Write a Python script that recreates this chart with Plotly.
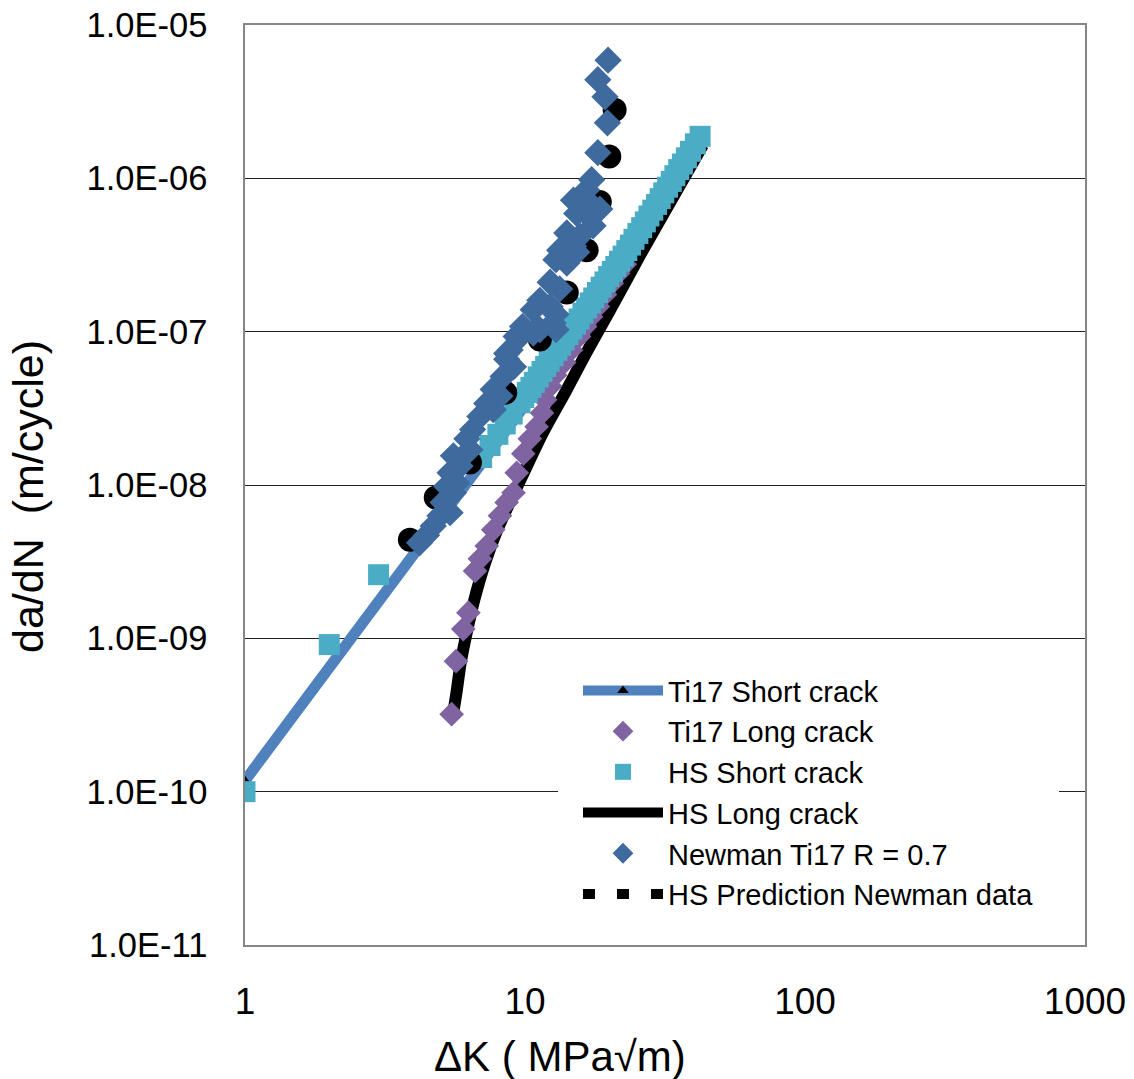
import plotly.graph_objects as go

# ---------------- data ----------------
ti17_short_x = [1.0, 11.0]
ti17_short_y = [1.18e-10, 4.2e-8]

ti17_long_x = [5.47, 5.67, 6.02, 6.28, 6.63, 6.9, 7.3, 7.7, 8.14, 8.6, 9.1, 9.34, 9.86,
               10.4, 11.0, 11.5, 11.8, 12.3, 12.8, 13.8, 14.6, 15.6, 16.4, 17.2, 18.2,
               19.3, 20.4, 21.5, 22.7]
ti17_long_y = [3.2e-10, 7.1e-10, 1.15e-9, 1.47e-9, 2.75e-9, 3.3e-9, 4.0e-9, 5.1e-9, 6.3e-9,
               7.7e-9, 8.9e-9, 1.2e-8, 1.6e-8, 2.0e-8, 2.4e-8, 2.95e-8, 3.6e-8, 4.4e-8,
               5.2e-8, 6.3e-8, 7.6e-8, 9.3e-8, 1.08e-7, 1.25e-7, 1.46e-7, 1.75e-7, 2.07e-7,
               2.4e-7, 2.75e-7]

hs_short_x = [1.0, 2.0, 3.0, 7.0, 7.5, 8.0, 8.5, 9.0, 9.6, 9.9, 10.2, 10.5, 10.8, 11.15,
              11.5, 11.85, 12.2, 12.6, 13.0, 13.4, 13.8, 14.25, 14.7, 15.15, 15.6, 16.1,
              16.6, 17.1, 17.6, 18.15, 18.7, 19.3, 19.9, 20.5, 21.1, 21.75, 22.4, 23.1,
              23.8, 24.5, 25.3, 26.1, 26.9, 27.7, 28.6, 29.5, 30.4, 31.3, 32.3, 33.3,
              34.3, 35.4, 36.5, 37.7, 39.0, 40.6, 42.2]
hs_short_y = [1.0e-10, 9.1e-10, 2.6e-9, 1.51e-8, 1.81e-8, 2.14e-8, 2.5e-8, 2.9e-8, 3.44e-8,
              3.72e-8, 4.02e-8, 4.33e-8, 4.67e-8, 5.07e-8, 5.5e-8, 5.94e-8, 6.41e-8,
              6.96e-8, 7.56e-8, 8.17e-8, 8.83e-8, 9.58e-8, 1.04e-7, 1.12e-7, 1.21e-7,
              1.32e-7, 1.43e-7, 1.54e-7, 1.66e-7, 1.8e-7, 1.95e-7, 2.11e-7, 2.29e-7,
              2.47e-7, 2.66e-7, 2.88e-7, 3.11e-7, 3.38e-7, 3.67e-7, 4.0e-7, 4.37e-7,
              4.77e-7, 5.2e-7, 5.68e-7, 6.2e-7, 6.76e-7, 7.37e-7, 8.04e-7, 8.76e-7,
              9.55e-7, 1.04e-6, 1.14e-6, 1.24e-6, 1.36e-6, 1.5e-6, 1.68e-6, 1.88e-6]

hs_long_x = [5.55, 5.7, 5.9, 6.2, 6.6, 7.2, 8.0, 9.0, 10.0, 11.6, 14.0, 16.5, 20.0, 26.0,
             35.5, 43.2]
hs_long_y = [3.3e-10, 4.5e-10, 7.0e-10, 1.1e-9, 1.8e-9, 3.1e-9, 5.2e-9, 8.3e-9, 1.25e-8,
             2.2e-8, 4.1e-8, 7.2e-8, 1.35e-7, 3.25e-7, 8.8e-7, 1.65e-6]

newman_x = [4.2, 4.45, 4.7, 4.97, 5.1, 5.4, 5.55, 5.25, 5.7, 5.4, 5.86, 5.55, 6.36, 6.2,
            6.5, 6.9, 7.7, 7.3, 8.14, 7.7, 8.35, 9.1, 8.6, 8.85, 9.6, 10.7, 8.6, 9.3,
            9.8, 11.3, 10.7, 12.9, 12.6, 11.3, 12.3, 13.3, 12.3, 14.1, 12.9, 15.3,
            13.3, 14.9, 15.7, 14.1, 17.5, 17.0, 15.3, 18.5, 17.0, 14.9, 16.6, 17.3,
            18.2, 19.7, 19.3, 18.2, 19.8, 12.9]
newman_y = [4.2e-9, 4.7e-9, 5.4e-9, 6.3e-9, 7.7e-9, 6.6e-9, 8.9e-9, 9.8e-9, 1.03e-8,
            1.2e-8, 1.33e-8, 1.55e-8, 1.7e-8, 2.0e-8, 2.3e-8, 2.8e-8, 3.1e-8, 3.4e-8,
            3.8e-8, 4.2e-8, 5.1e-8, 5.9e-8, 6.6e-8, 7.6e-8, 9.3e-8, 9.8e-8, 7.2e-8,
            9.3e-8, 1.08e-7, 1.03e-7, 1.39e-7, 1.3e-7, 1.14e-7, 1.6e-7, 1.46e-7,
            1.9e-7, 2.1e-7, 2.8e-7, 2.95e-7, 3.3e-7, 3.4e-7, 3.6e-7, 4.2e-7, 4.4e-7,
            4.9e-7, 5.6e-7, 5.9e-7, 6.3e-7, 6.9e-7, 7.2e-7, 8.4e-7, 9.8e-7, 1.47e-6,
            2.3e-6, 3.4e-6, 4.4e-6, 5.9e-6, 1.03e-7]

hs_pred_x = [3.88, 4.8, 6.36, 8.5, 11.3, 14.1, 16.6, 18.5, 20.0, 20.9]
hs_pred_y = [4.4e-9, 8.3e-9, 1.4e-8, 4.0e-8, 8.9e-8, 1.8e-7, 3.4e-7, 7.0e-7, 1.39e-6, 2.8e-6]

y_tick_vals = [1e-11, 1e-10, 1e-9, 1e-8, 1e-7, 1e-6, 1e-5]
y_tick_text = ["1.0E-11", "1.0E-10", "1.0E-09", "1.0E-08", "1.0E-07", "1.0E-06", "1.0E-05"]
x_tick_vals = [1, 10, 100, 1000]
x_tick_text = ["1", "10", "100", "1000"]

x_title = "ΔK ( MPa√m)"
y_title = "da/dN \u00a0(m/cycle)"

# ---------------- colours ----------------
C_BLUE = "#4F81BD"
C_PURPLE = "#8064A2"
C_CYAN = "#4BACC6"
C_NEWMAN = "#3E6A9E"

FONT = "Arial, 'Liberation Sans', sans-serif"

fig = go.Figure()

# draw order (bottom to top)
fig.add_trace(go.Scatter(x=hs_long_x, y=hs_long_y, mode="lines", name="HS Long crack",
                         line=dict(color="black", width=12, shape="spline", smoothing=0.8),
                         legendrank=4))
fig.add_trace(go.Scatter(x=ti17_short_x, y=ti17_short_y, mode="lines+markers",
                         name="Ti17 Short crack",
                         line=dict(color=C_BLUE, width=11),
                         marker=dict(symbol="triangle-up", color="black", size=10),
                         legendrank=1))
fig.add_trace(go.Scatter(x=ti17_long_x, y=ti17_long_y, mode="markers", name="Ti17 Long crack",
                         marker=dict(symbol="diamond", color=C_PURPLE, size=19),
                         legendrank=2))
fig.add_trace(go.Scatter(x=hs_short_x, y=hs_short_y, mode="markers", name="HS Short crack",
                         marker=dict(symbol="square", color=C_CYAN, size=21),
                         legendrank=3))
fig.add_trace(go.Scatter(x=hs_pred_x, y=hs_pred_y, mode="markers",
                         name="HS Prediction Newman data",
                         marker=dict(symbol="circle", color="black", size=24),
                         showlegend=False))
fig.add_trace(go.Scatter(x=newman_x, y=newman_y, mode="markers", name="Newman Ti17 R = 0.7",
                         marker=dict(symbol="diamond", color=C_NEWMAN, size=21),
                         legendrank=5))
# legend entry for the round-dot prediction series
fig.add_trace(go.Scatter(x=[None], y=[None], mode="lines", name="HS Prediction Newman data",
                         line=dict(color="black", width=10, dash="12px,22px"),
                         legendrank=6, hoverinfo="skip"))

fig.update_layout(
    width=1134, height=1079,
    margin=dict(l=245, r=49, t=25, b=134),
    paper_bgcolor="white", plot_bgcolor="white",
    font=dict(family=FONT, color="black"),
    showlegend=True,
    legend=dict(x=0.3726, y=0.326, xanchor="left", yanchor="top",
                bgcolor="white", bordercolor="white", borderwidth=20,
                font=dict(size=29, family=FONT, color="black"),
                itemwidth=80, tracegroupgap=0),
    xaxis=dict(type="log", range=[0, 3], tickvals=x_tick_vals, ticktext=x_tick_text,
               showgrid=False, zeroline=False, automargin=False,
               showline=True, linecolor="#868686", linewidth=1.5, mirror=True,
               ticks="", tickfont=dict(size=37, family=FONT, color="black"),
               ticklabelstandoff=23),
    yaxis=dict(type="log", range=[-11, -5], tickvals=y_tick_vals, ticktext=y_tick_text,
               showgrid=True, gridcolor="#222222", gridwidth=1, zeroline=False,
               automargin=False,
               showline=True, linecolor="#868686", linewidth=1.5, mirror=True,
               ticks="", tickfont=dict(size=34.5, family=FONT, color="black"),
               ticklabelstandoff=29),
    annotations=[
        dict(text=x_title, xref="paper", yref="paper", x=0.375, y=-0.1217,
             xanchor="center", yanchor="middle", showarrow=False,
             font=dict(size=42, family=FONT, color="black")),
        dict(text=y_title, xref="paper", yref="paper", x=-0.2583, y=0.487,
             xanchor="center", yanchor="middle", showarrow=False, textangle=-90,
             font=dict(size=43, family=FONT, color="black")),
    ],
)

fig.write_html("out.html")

____

[WHAT YOU WILL DO] Reproduce the data above word for word from its first line through the line that holds "2.2e-8, 4.1e-8, 7.2e-8, 1.35e-7, 3.25e-7, 8.8e-7, 1.65e-6]", both ends included; skip pictures.

[COMPLETE OUTPUT]
Write a Python script that recreates this chart with Plotly.
import plotly.graph_objects as go

# ---------------- data ----------------
ti17_short_x = [1.0, 11.0]
ti17_short_y = [1.18e-10, 4.2e-8]

ti17_long_x = [5.47, 5.67, 6.02, 6.28, 6.63, 6.9, 7.3, 7.7, 8.14, 8.6, 9.1, 9.34, 9.86,
               10.4, 11.0, 11.5, 11.8, 12.3, 12.8, 13.8, 14.6, 15.6, 16.4, 17.2, 18.2,
               19.3, 20.4, 21.5, 22.7]
ti17_long_y = [3.2e-10, 7.1e-10, 1.15e-9, 1.47e-9, 2.75e-9, 3.3e-9, 4.0e-9, 5.1e-9, 6.3e-9,
               7.7e-9, 8.9e-9, 1.2e-8, 1.6e-8, 2.0e-8, 2.4e-8, 2.95e-8, 3.6e-8, 4.4e-8,
               5.2e-8, 6.3e-8, 7.6e-8, 9.3e-8, 1.08e-7, 1.25e-7, 1.46e-7, 1.75e-7, 2.07e-7,
               2.4e-7, 2.75e-7]

hs_short_x = [1.0, 2.0, 3.0, 7.0, 7.5, 8.0, 8.5, 9.0, 9.6, 9.9, 10.2, 10.5, 10.8, 11.15,
              11.5, 11.85, 12.2, 12.6, 13.0, 13.4, 13.8, 14.25, 14.7, 15.15, 15.6, 16.1,
              16.6, 17.1, 17.6, 18.15, 18.7, 19.3, 19.9, 20.5, 21.1, 21.75, 22.4, 23.1,
              23.8, 24.5, 25.3, 26.1, 26.9, 27.7, 28.6, 29.5, 30.4, 31.3, 32.3, 33.3,
              34.3, 35.4, 36.5, 37.7, 39.0, 40.6, 42.2]
hs_short_y = [1.0e-10, 9.1e-10, 2.6e-9, 1.51e-8, 1.81e-8, 2.14e-8, 2.5e-8, 2.9e-8, 3.44e-8,
              3.72e-8, 4.02e-8, 4.33e-8, 4.67e-8, 5.07e-8, 5.5e-8, 5.94e-8, 6.41e-8,
              6.96e-8, 7.56e-8, 8.17e-8, 8.83e-8, 9.58e-8, 1.04e-7, 1.12e-7, 1.21e-7,
              1.32e-7, 1.43e-7, 1.54e-7, 1.66e-7, 1.8e-7, 1.95e-7, 2.11e-7, 2.29e-7,
              2.47e-7, 2.66e-7, 2.88e-7, 3.11e-7, 3.38e-7, 3.67e-7, 4.0e-7, 4.37e-7,
              4.77e-7, 5.2e-7, 5.68e-7, 6.2e-7, 6.76e-7, 7.37e-7, 8.04e-7, 8.76e-7,
              9.55e-7, 1.04e-6, 1.14e-6, 1.24e-6, 1.36e-6, 1.5e-6, 1.68e-6, 1.88e-6]

hs_long_x = [5.55, 5.7, 5.9, 6.2, 6.6, 7.2, 8.0, 9.0, 10.0, 11.6, 14.0, 16.5, 20.0, 26.0,
             35.5, 43.2]
hs_long_y = [3.3e-10, 4.5e-10, 7.0e-10, 1.1e-9, 1.8e-9, 3.1e-9, 5.2e-9, 8.3e-9, 1.25e-8,
             2.2e-8, 4.1e-8, 7.2e-8, 1.35e-7, 3.25e-7, 8.8e-7, 1.65e-6]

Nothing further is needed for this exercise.